• **WHAT THE EXERCISE ASKS**
Copy the entries below exactly. Images do not belong in the copy.

----- DATA EXCERPTS

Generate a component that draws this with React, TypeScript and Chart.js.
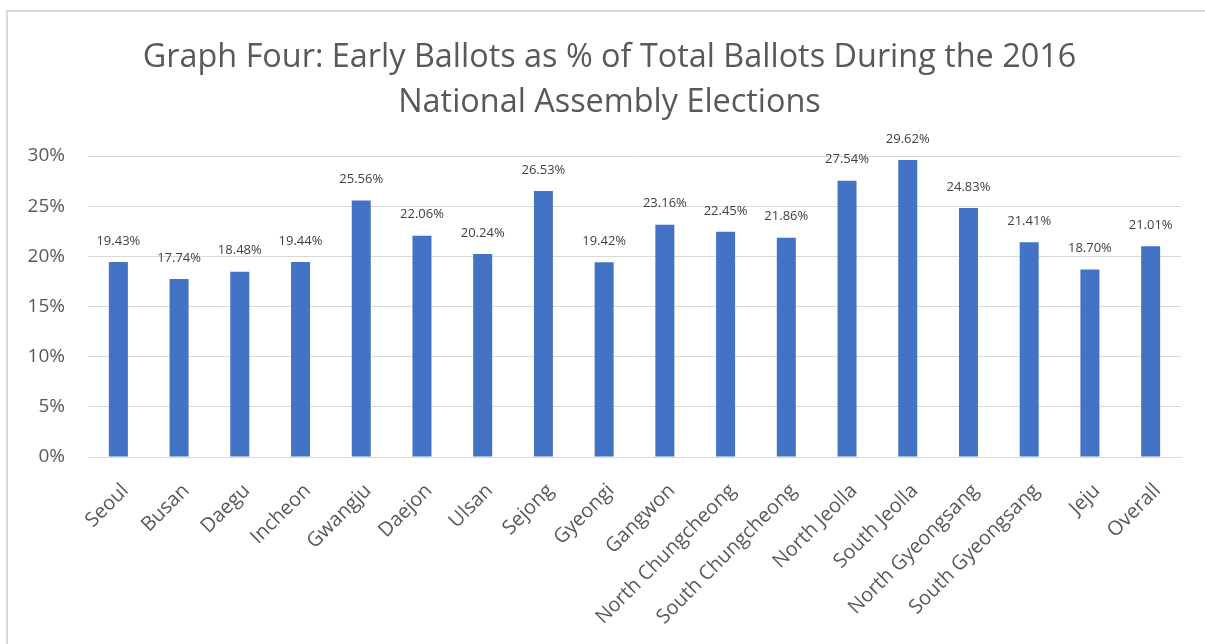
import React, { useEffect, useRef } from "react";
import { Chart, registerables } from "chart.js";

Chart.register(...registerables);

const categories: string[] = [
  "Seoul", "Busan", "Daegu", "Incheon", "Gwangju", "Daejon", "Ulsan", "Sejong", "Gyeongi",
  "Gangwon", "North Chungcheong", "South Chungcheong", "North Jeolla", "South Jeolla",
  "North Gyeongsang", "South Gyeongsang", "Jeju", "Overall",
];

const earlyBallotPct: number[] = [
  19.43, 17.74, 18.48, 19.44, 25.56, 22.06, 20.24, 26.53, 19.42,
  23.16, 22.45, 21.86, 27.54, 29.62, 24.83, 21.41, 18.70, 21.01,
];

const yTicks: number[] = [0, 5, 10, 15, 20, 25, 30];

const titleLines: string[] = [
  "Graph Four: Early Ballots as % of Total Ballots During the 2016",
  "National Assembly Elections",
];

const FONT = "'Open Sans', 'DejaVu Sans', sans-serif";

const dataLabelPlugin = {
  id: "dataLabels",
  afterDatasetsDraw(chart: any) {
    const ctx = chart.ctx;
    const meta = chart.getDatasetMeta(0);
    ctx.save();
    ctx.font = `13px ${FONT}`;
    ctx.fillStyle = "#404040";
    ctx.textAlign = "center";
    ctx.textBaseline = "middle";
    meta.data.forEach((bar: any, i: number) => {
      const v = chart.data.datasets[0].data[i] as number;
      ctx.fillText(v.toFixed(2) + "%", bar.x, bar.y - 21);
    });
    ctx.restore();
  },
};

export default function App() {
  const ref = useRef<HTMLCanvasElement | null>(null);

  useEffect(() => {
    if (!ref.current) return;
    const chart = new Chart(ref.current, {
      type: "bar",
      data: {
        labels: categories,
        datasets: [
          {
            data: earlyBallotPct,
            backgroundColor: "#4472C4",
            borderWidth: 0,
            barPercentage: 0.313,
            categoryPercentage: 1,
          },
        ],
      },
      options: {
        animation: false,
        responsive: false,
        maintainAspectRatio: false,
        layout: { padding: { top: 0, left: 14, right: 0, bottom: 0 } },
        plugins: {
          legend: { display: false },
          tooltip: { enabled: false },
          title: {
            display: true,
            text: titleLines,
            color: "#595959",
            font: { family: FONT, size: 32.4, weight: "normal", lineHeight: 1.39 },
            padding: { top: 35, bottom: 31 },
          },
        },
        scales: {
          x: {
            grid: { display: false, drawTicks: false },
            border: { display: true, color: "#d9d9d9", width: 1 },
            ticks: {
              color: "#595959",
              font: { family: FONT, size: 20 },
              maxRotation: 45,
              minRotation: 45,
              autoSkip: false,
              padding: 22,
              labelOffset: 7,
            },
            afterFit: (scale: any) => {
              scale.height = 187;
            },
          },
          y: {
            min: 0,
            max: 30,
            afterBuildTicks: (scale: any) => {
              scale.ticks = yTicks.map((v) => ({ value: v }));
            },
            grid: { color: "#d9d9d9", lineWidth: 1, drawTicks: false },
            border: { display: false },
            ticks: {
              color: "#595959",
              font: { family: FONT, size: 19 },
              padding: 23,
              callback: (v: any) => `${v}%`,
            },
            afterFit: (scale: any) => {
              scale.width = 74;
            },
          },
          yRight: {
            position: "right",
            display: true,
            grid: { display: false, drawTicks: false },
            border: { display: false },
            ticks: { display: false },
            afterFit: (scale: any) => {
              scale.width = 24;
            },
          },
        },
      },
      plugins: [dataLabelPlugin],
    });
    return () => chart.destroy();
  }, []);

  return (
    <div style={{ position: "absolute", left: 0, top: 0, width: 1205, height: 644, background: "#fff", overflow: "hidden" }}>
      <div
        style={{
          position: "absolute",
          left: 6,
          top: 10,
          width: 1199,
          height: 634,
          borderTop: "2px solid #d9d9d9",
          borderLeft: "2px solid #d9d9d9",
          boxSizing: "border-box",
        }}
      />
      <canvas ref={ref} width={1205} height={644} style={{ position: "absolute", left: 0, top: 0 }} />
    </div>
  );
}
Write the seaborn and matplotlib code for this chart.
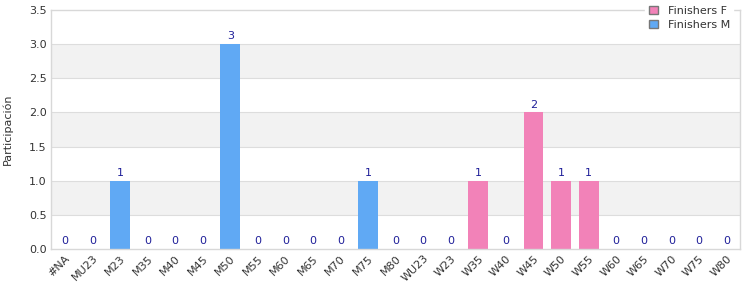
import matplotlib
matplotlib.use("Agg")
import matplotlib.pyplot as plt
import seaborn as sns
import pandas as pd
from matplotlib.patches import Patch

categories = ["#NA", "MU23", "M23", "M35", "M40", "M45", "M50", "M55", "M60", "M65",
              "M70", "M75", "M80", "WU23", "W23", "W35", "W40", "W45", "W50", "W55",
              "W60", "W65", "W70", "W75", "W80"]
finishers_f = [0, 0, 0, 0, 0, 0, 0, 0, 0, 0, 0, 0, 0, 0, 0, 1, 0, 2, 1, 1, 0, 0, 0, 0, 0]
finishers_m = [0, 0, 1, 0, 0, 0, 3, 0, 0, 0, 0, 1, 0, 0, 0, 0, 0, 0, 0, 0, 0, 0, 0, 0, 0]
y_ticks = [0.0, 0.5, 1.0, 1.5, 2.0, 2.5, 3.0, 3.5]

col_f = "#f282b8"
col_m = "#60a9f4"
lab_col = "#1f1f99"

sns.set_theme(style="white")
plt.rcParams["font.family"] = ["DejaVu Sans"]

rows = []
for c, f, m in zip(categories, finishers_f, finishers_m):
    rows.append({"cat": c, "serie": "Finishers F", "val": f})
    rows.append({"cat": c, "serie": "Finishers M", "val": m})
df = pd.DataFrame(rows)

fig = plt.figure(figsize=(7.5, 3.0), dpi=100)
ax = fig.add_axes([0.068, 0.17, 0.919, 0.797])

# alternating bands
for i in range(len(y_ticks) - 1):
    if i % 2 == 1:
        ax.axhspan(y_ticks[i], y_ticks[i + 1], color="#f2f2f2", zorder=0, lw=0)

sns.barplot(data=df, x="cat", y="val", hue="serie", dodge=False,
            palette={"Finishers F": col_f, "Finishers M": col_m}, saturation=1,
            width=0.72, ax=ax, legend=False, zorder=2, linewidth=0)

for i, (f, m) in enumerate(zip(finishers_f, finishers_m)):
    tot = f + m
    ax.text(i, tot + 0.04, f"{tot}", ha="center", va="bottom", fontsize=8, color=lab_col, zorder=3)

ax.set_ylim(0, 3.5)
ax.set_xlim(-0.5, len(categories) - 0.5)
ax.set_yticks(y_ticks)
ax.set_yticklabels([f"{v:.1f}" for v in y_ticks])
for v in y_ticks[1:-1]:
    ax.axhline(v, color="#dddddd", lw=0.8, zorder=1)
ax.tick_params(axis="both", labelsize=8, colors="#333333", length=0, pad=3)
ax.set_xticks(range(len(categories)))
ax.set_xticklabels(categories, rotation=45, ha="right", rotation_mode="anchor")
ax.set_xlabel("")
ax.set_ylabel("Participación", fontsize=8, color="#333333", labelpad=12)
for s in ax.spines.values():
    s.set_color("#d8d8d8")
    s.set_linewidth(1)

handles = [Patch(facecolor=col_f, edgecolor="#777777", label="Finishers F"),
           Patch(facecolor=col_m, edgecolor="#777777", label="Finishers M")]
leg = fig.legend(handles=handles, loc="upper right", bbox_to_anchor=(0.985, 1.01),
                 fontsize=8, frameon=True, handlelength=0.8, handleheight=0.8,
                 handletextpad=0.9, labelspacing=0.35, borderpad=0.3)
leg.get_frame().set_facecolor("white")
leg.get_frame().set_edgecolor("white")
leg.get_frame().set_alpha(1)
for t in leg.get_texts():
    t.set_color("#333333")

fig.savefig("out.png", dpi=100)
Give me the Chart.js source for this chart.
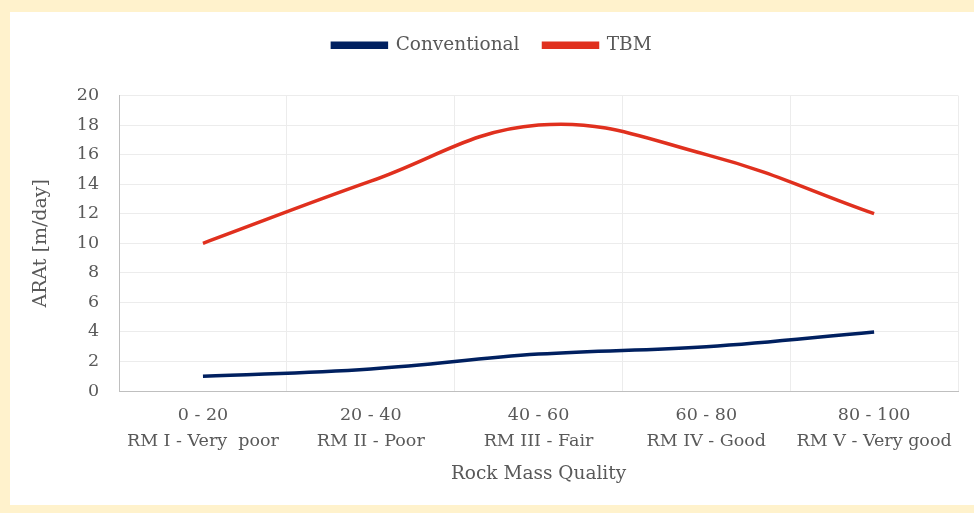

----------

• **TASK ANSWER**
Generate a component that draws this with React, TypeScript and Chart.js.
import React, { useEffect, useRef } from "react";
import { Chart, registerables } from "chart.js";

Chart.register(...registerables);

const categories: string[] = [
  "Seoul", "Busan", "Daegu", "Incheon", "Gwangju", "Daejon", "Ulsan", "Sejong", "Gyeongi",
  "Gangwon", "North Chungcheong", "South Chungcheong", "North Jeolla", "South Jeolla",
  "North Gyeongsang", "South Gyeongsang", "Jeju", "Overall",
];

const earlyBallotPct: number[] = [
  19.43, 17.74, 18.48, 19.44, 25.56, 22.06, 20.24, 26.53, 19.42,
  23.16, 22.45, 21.86, 27.54, 29.62, 24.83, 21.41, 18.70, 21.01,
];

const yTicks: number[] = [0, 5, 10, 15, 20, 25, 30];

const titleLines: string[] = [
  "Graph Four: Early Ballots as % of Total Ballots During the 2016",
  "National Assembly Elections",
];

const FONT = "'Open Sans', 'DejaVu Sans', sans-serif";

const dataLabelPlugin = {
  id: "dataLabels",
  afterDatasetsDraw(chart: any) {
    const ctx = chart.ctx;
    const meta = chart.getDatasetMeta(0);
    ctx.save();
    ctx.font = `13px ${FONT}`;
    ctx.fillStyle = "#404040";
    ctx.textAlign = "center";
    ctx.textBaseline = "middle";
    meta.data.forEach((bar: any, i: number) => {
      const v = chart.data.datasets[0].data[i] as number;
      ctx.fillText(v.toFixed(2) + "%", bar.x, bar.y - 21);
    });
    ctx.restore();
  },
};

export default function App() {
  const ref = useRef<HTMLCanvasElement | null>(null);

  useEffect(() => {
    if (!ref.current) return;
    const chart = new Chart(ref.current, {
      type: "bar",
      data: {
        labels: categories,
        datasets: [
          {
            data: earlyBallotPct,
            backgroundColor: "#4472C4",
            borderWidth: 0,
            barPercentage: 0.313,
            categoryPercentage: 1,
          },
        ],
      },
      options: {
        animation: false,
        responsive: false,
        maintainAspectRatio: false,
        layout: { padding: { top: 0, left: 14, right: 0, bottom: 0 } },
        plugins: {
          legend: { display: false },
          tooltip: { enabled: false },
          title: {
            display: true,
            text: titleLines,
            color: "#595959",
            font: { family: FONT, size: 32.4, weight: "normal", lineHeight: 1.39 },
            padding: { top: 35, bottom: 31 },
          },
        },
        scales: {
          x: {
            grid: { display: false, drawTicks: false },
            border: { display: true, color: "#d9d9d9", width: 1 },
            ticks: {
              color: "#595959",
              font: { family: FONT, size: 20 },
              maxRotation: 45,
              minRotation: 45,
              autoSkip: false,
              padding: 22,
              labelOffset: 7,
            },
            afterFit: (scale: any) => {
              scale.height = 187;
            },
          },
          y: {
            min: 0,
            max: 30,
            afterBuildTicks: (scale: any) => {
              scale.ticks = yTicks.map((v) => ({ value: v }));
            },
            grid: { color: "#d9d9d9", lineWidth: 1, drawTicks: false },
            border: { display: false },
            ticks: {
              color: "#595959",
              font: { family: FONT, size: 19 },
              padding: 23,
              callback: (v: any) => `${v}%`,
            },
            afterFit: (scale: any) => {
              scale.width = 74;
            },
          },
          yRight: {
            position: "right",
            display: true,
            grid: { display: false, drawTicks: false },
            border: { display: false },
            ticks: { display: false },
            afterFit: (scale: any) => {
              scale.width = 24;
            },
          },
        },
      },
      plugins: [dataLabelPlugin],
    });
    return () => chart.destroy();
  }, []);

  return (
    <div style={{ position: "absolute", left: 0, top: 0, width: 1205, height: 644, background: "#fff", overflow: "hidden" }}>
      <div
        style={{
          position: "absolute",
          left: 6,
          top: 10,
          width: 1199,
          height: 634,
          borderTop: "2px solid #d9d9d9",
          borderLeft: "2px solid #d9d9d9",
          boxSizing: "border-box",
        }}
      />
      <canvas ref={ref} width={1205} height={644} style={{ position: "absolute", left: 0, top: 0 }} />
    </div>
  );
}
Write the seaborn and matplotlib code for this chart.
import matplotlib
matplotlib.use("Agg")
import matplotlib.pyplot as plt
import seaborn as sns
import pandas as pd
from matplotlib.patches import Patch

categories = ["#NA", "MU23", "M23", "M35", "M40", "M45", "M50", "M55", "M60", "M65",
              "M70", "M75", "M80", "WU23", "W23", "W35", "W40", "W45", "W50", "W55",
              "W60", "W65", "W70", "W75", "W80"]
finishers_f = [0, 0, 0, 0, 0, 0, 0, 0, 0, 0, 0, 0, 0, 0, 0, 1, 0, 2, 1, 1, 0, 0, 0, 0, 0]
finishers_m = [0, 0, 1, 0, 0, 0, 3, 0, 0, 0, 0, 1, 0, 0, 0, 0, 0, 0, 0, 0, 0, 0, 0, 0, 0]
y_ticks = [0.0, 0.5, 1.0, 1.5, 2.0, 2.5, 3.0, 3.5]

col_f = "#f282b8"
col_m = "#60a9f4"
lab_col = "#1f1f99"

sns.set_theme(style="white")
plt.rcParams["font.family"] = ["DejaVu Sans"]

rows = []
for c, f, m in zip(categories, finishers_f, finishers_m):
    rows.append({"cat": c, "serie": "Finishers F", "val": f})
    rows.append({"cat": c, "serie": "Finishers M", "val": m})
df = pd.DataFrame(rows)

fig = plt.figure(figsize=(7.5, 3.0), dpi=100)
ax = fig.add_axes([0.068, 0.17, 0.919, 0.797])

# alternating bands
for i in range(len(y_ticks) - 1):
    if i % 2 == 1:
        ax.axhspan(y_ticks[i], y_ticks[i + 1], color="#f2f2f2", zorder=0, lw=0)

sns.barplot(data=df, x="cat", y="val", hue="serie", dodge=False,
            palette={"Finishers F": col_f, "Finishers M": col_m}, saturation=1,
            width=0.72, ax=ax, legend=False, zorder=2, linewidth=0)

for i, (f, m) in enumerate(zip(finishers_f, finishers_m)):
    tot = f + m
    ax.text(i, tot + 0.04, f"{tot}", ha="center", va="bottom", fontsize=8, color=lab_col, zorder=3)

ax.set_ylim(0, 3.5)
ax.set_xlim(-0.5, len(categories) - 0.5)
ax.set_yticks(y_ticks)
ax.set_yticklabels([f"{v:.1f}" for v in y_ticks])
for v in y_ticks[1:-1]:
    ax.axhline(v, color="#dddddd", lw=0.8, zorder=1)
ax.tick_params(axis="both", labelsize=8, colors="#333333", length=0, pad=3)
ax.set_xticks(range(len(categories)))
ax.set_xticklabels(categories, rotation=45, ha="right", rotation_mode="anchor")
ax.set_xlabel("")
ax.set_ylabel("Participación", fontsize=8, color="#333333", labelpad=12)
for s in ax.spines.values():
    s.set_color("#d8d8d8")
    s.set_linewidth(1)

handles = [Patch(facecolor=col_f, edgecolor="#777777", label="Finishers F"),
           Patch(facecolor=col_m, edgecolor="#777777", label="Finishers M")]
leg = fig.legend(handles=handles, loc="upper right", bbox_to_anchor=(0.985, 1.01),
                 fontsize=8, frameon=True, handlelength=0.8, handleheight=0.8,
                 handletextpad=0.9, labelspacing=0.35, borderpad=0.3)
leg.get_frame().set_facecolor("white")
leg.get_frame().set_edgecolor("white")
leg.get_frame().set_alpha(1)
for t in leg.get_texts():
    t.set_color("#333333")

fig.savefig("out.png", dpi=100)
Give me the Chart.js source for this chart.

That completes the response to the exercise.